Friday, February 3, 2017

John Hurt




Over the last year or so, it’s felt like every other episode of Moviehouse could have been a memorial for one departed member of the filmmaking world or another. Maybe it’s just been a long string of bad timing, maybe it’s the baby boomer generation getting older, maybe the gods of filmmaking wanted a terrific softball team up in movie heaven. Whatever it is, it’s been kind of a heavy year and I had decided not to do another memorial show for a while. But then John Hurt dies, and there wasn’t any way I could let that go without some comment.  

  
You may know him as Garrick Olivander, the wandmaker who gives Harry Potter his first wand or perhaps you saw him in his Oscar nominated role as Max the imprisoned heroin addict in Midnight Express. He was the rebellious Winston Smith in the original dystopia, 1984, and he was a Hitler-like fascist leader in V for Vendetta over twenty years later.
Part of what makes John Hurt notable is his ubiquity. The guy was everywhere. He started in film in the early 1960s and worked steadily up until the time of his death in January from pancreatic cancer. Hurt was versatile, doing everything from Shakespeare to serving as the narrator for Winnie the Pooh cartoons. He easily crossed back and forth between giant blockbuster franchises like Indiana Jones and tiny independent movies no one ever saw, like his wonderful performance in 1997’s little-seen Love and Death on Long Island

But it’s not just that Hurt worked a lot. He was good. Really, really good. When he was a bad guy, he was forcefully evil. When he was the hero, he inspired a legitimate sympathy. He could do what great actors do – he made audiences feel. Perhaps the most distinct characteristic of his work was his voice. His accent could be cultured and aristocratic or guttural and cockney, but his voice itself always had the same quality of being simultaneously gravelly and yet smooth, youthful and yet wizened.
It’s worth noting for fans of the Alien franchise that it still going strong after nearly forty years that John Hurt played Kane, the executive officer of the ill-fated ship Nostromo, in the original 1979 film directed by Ridley Scott. Hurt’s character was the very first person in movie history to have an alien burst out of his chest in that unforgettably horrifying sequence. Hurt was nominated for a British Acting Film Award for short but indelible performance. 

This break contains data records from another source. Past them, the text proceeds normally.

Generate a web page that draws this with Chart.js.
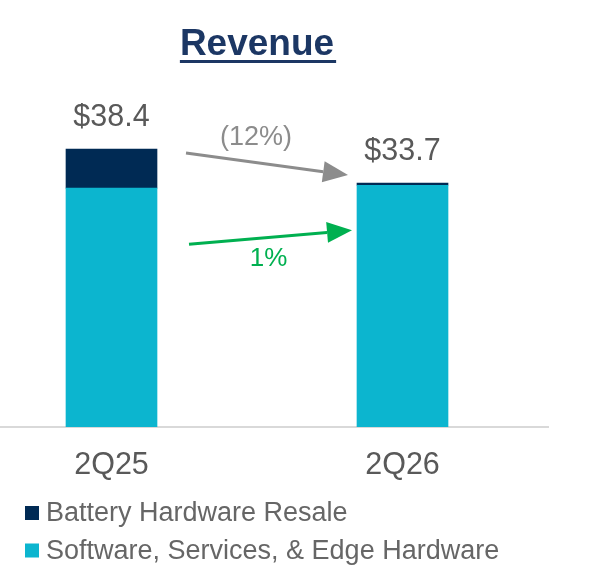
<!DOCTYPE html>
<html>
<head>
<meta charset="utf-8">
<script src="https://cdn.jsdelivr.net/npm/chart.js@4.4.1/dist/chart.umd.min.js"></script>
<style>
  html, body { margin: 0; padding: 0; background: #fff; overflow: hidden; }
  #wrap { position: absolute; left: -34px; top: 0; width: 633px; height: 583px; }
</style>
</head>
<body>
<div id="wrap"><canvas id="revenueChart" width="633" height="583"></canvas></div>
<script>
// valores (US$ milhões)
const periodos = ['2Q25', '2Q26'];
const software = [33.0, 33.4];
const bateria = [5.4, 0.3];
const totais = [38.4, 33.7];

const FONTE = '"Liberation Sans", Arial, sans-serif';

function seta(ctx, x0, y0, x1, y1, cor) {
  const ang = Math.atan2(y1 - y0, x1 - x0);
  const comp = 25, meia = 10.5;
  const bx = x1 - comp * Math.cos(ang), by = y1 - comp * Math.sin(ang);
  ctx.strokeStyle = cor;
  ctx.fillStyle = cor;
  ctx.lineWidth = 3;
  ctx.beginPath();
  ctx.moveTo(x0, y0);
  ctx.lineTo(bx, by);
  ctx.stroke();
  ctx.beginPath();
  ctx.moveTo(x1, y1);
  ctx.lineTo(bx + meia * Math.sin(ang), by - meia * Math.cos(ang));
  ctx.lineTo(bx - meia * Math.sin(ang), by + meia * Math.cos(ang));
  ctx.closePath();
  ctx.fill();
}

const extras = {
  id: 'extras',
  afterDraw(chart) {
    const { ctx, chartArea } = chart;
    const baixo = chart.getDatasetMeta(0).data;
    const topo = chart.getDatasetMeta(1).data;
    ctx.save();

    // título sublinhado
    const cx = (chartArea.left + chartArea.right) / 2;
    ctx.font = 'bold 37px ' + FONTE;
    ctx.fillStyle = '#1c3764';
    ctx.textAlign = 'center';
    ctx.textBaseline = 'alphabetic';
    ctx.fillText('Revenue', cx, 55);
    const w = ctx.measureText('Revenue').width;
    ctx.fillRect(cx - w / 2, 60, w + 2, 3);

    // totais acima das barras
    ctx.font = '30.5px ' + FONTE;
    ctx.fillStyle = '#595959';
    topo.forEach((b, i) => {
      ctx.fillText('$' + totais[i].toFixed(1), b.x, b.y - 23.5);
    });

    const dir0 = topo[0].x + topo[0].width / 2;
    const esq1 = topo[1].x - topo[1].width / 2;

    // variação total
    const g0 = [dir0 + 29, topo[0].y + 4], g1 = [esq1 - 9, topo[1].y - 8];
    seta(ctx, g0[0], g0[1], g1[0], g1[1], '#8c8c8c');
    const varTotal = Math.round((totais[1] / totais[0] - 1) * 100);
    ctx.font = '27px ' + FONTE;
    ctx.fillStyle = '#8c8c8c';
    ctx.textBaseline = 'middle';
    const txtTotal = varTotal < 0 ? '(' + Math.abs(varTotal) + '%)' : varTotal + '%';
    ctx.fillText(txtTotal, (g0[0] + g1[0]) / 2 - 11, (g0[1] + g1[1]) / 2 - 27);

    // variação software
    const v0 = [dir0 + 32, baixo[0].y + 56], v1 = [esq1 - 5, baixo[1].y + 45];
    seta(ctx, v0[0], v0[1], v1[0], v1[1], '#00b050');
    const varSoft = Math.round((software[1] / software[0] - 1) * 100);
    ctx.font = '26px ' + FONTE;
    ctx.fillStyle = '#00b050';
    ctx.fillText(varSoft + '%', (v0[0] + v1[0]) / 2 - 2, (v0[1] + v1[1]) / 2 + 22);

    // legenda
    ctx.textAlign = 'left';
    ctx.textBaseline = 'alphabetic';
    ctx.font = '27px ' + FONTE;
    const itens = chart.data.datasets.slice().reverse();
    itens.forEach((ds, i) => {
      const yb = 521 + i * 37.5;
      ctx.fillStyle = ds.backgroundColor;
      ctx.fillRect(34 + 25, yb - 15, 14, 14);
      ctx.fillStyle = '#666666';
      ctx.fillText(ds.label, 34 + 46, yb);
    });
    ctx.restore();
  }
};

new Chart(document.getElementById('revenueChart'), {
  type: 'bar',
  data: {
    labels: periodos,
    datasets: [
      { label: 'Software, Services, & Edge Hardware', data: software, backgroundColor: '#0cb5cf' },
      { label: 'Battery Hardware Resale', data: bateria, backgroundColor: '#002a54' }
    ]
  },
  options: {
    responsive: false,
    animation: false,
    layout: { padding: { top: 0, right: 51, left: 0, bottom: 0 } },
    datasets: { bar: { barThickness: 91 } },
    plugins: {
      legend: { display: false },
      title: { display: false },
      tooltip: { enabled: false }
    },
    scales: {
      x: {
        stacked: true,
        grid: { display: false, drawTicks: false },
        border: { display: true, color: '#d9d9d9', width: 2 },
        ticks: { color: '#595959', font: { family: FONTE, size: 30.5 }, padding: 20 },
        afterFit: s => { s.height = 156; }
      },
      y: {
        stacked: true,
        display: false,
        min: 0,
        max: 59
      }
    }
  },
  plugins: [extras]
});
</script>
</body>
</html>
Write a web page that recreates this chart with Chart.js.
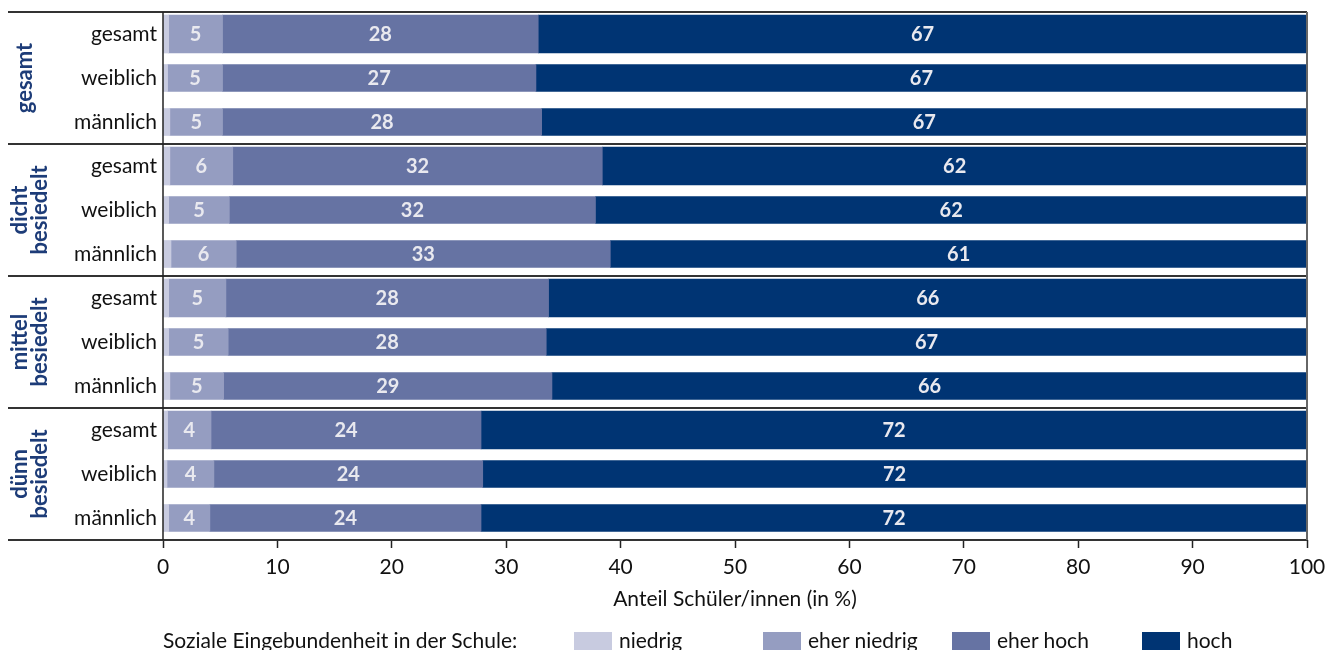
<!DOCTYPE html>
<html>
<head>
<meta charset="utf-8">
<script src="https://cdn.jsdelivr.net/npm/chart.js@4.4.1/dist/chart.umd.min.js"></script>
<style>
  html, body { margin: 0; padding: 0; background: #fff; }
  #wrap { position: relative; width: 1325px; height: 650px; overflow: hidden; font-family: Lato, sans-serif; }
  #legend { position: absolute; left: 0; top: 627px; width: 1325px; height: 30px; font-size: 21px; color: #111; }
  #legend span { position: absolute; top: 0; white-space: nowrap; }
  #legend i { position: absolute; top: 5px; width: 38px; height: 20px; }
</style>
</head>
<body>
<div id="wrap">
  <canvas id="chart-canvas" width="1325" height="650"></canvas>
  <div id="legend"></div>
</div>
<script>
// rows (top to bottom) and their groups
const rowLabels = ['gesamt', 'weiblich', 'männlich', 'gesamt', 'weiblich', 'männlich',
  'gesamt', 'weiblich', 'männlich', 'gesamt', 'weiblich', 'männlich'];
const groupLabels = [['gesamt'], ['dicht', 'besiedelt'], ['mittel', 'besiedelt'], ['dünn', 'besiedelt']];

const seriesNames = ['niedrig', 'eher niedrig', 'eher hoch', 'hoch'];
const seriesColors = ['#c8cbe0', '#959dc1', '#6673a3', '#003473'];

// Anteil in %
const niedrig     = [0.5, 0.4, 0.6,  0.6, 0.5, 0.7,  0.5, 0.5, 0.6,  0.4, 0.35, 0.5];
const eherNiedrig = [4.7, 4.8, 4.6,  5.5, 5.3, 5.7,  5.0, 5.2, 4.7,  3.8, 4.1, 3.6];
const eherHoch    = [27.6, 27.4, 27.9,  32.3, 32.0, 32.7,  28.2, 27.8, 28.7,  23.6, 23.5, 23.7];
const hoch        = [67.2, 67.4, 66.9,  61.6, 62.2, 60.9,  66.3, 66.5, 66.0,  72.2, 72.0, 72.2];

const xTicks = [0, 10, 20, 30, 40, 50, 60, 70, 80, 90, 100];

const seriesValues = [niedrig, eherNiedrig, eherHoch, hoch];

// "gesamt" rows are drawn thicker than the gender rows
const datasets = [];
[true, false].forEach(isTotal => {
  seriesValues.forEach((vals, s) => {
    datasets.push({
      label: seriesNames[s],
      series: s,
      data: vals.map((v, i) => ((i % 3 === 0) === isTotal ? v : null)),
      backgroundColor: seriesColors[s],
      borderWidth: 0,
      barThickness: isTotal ? 38 : 27,
      stack: 'all'
    });
  });
});

const FONT = 'Lato, sans-serif';

const decorations = {
  id: 'decorations',
  afterDatasetsDraw(chart) {
    const ctx = chart.ctx;
    const area = chart.chartArea;
    const y = chart.scales.y;

    // segment values
    ctx.save();
    ctx.font = `bold 20px ${FONT}`;
    ctx.fillStyle = '#e9e9ef';
    ctx.textAlign = 'center';
    ctx.textBaseline = 'middle';
    chart.data.datasets.forEach((ds, di) => {
      if (ds.series === 0) return;
      const meta = chart.getDatasetMeta(di);
      meta.data.forEach((el, i) => {
        const v = ds.data[i];
        if (v == null) return;
        ctx.fillText(String(Math.round(v)), (el.x + el.base) / 2, el.y + 1);
      });
    });
    ctx.restore();

    // group separators
    const step = (y.getPixelForValue(1) - y.getPixelForValue(0));
    ctx.save();
    ctx.strokeStyle = '#333';
    ctx.lineWidth = 2;
    for (let g = 0; g <= groupLabels.length; g++) {
      const py = Math.round(y.getPixelForValue(g * 3) - step / 2);
      ctx.beginPath();
      ctx.moveTo(8, py);
      ctx.lineTo(area.right, py);
      ctx.stroke();
    }
    // right frame line
    ctx.strokeStyle = '#666';
    ctx.beginPath();
    ctx.moveTo(area.right, area.top);
    ctx.lineTo(area.right, area.bottom);
    ctx.stroke();
    // left axis line
    ctx.strokeStyle = '#222';
    ctx.lineWidth = 1.5;
    ctx.beginPath();
    ctx.moveTo(area.left, area.top);
    ctx.lineTo(area.left, area.bottom);
    ctx.stroke();
    ctx.restore();

    // rotated group labels
    ctx.save();
    ctx.font = `bold 22px ${FONT}`;
    ctx.fillStyle = '#1d3c78';
    ctx.textAlign = 'center';
    ctx.textBaseline = 'middle';
    groupLabels.forEach((lines, g) => {
      const cy = (y.getPixelForValue(g * 3) + y.getPixelForValue(g * 3 + 2)) / 2;
      const cx = lines.length === 1 ? 24.5 : 29.5;
      ctx.save();
      ctx.translate(cx, cy);
      ctx.rotate(-Math.PI / 2);
      lines.forEach((t, k) => {
        ctx.fillText(t, 0, (k - (lines.length - 1) / 2) * 20);
      });
      ctx.restore();
    });
    ctx.restore();

    // axis title
    ctx.save();
    ctx.font = `21px ${FONT}`;
    ctx.fillStyle = '#111';
    ctx.textAlign = 'center';
    ctx.textBaseline = 'middle';
    ctx.fillText('Anteil Schüler/innen (in %)', (area.left + area.right) / 2, 599);
    ctx.restore();
  }
};

new Chart(document.getElementById('chart-canvas'), {
  type: 'bar',
  data: { labels: rowLabels, datasets },
  options: {
    indexAxis: 'y',
    responsive: false,
    animation: false,
    layout: { padding: { left: 0, top: 12, right: 18, bottom: 0 } },
    plugins: { legend: { display: false }, tooltip: { enabled: false } },
    scales: {
      x: {
        stacked: true,
        min: 0,
        max: 100,
        afterBuildTicks: scale => { scale.ticks = xTicks.map(v => ({ value: v })); },
        afterFit: scale => {
          scale.height = 110;
          scale.paddingLeft = 0;
          scale.paddingRight = 0;
        },
        grid: { drawOnChartArea: false, drawTicks: true, tickLength: 8, tickColor: '#222', tickWidth: 1.5 },
        border: { display: false },
        ticks: { color: '#111', font: { family: FONT, size: 21 }, padding: 7, maxRotation: 0 }
      },
      y: {
        stacked: true,
        afterFit: scale => {
          scale.width = 163;
          scale.paddingTop = 0;
          scale.paddingBottom = 0;
        },
        grid: { display: false, drawTicks: false },
        border: { display: false },
        ticks: { color: '#111', font: { family: FONT, size: 21 }, padding: 6 }
      }
    }
  },
  plugins: [decorations]
});

// legend below the chart
const legendEl = document.getElementById('legend');
const legendX = [574, 763, 952, 1142];
const title = document.createElement('span');
title.textContent = 'Soziale Eingebundenheit in der Schule:';
title.style.left = '163px';
legendEl.appendChild(title);
seriesNames.forEach((name, s) => {
  const box = document.createElement('i');
  box.style.left = legendX[s] + 'px';
  box.style.background = seriesColors[s];
  legendEl.appendChild(box);
  const t = document.createElement('span');
  t.textContent = name;
  t.style.left = (legendX[s] + 45) + 'px';
  legendEl.appendChild(t);
});
</script>
</body>
</html>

My idiosyncratic personal favorite Hurt performance was in the supremely 80s legal dramedy, 1987’s From the Hip. Hurt plays Douglas Benoit, an impish but monstrously arrogant and possibly murderous university professor who hires an unorthodox lawyer played by Judd Nelson to get him off the hook for murdering a prostitute. Hurt was sly, charming, aloof, and also terrifyingly convincing as someone could possibly kill someone with a hammer.

Of course, everyone should see Hurt’s performance as John Merrick in David Lynch’s 1980 film, The Elephant Man. The whole film is a marvel of writing, cinematography, makeup, and performance, especially Hurt. In a film all about the humanity of someone who is treated so inhumanely, Hurt gave a performance of subtlety and authenticity. It could have been grandstanding or treacle, but instead was one of the great performances of all time. Director David Lynch’s claustrophobic, sometimes nightmarish production design and black and white cinematography showed a steaming, overcrowded Victorian England filled with monsters who looked human and Hurt’s John Merrick, a delicate, lovely human who looked like a monster. It’s a powerful film and it’s a fair bet, it’s not like anything else you’ve seen. 

Hurt was an actor's actor - versatile, hardworking, and from all reports, a really lovely guy to work with. He worked very, very hard over the six decades of his career, and though I am sad there will be no more John Hurt performances, he has more than earned his rest.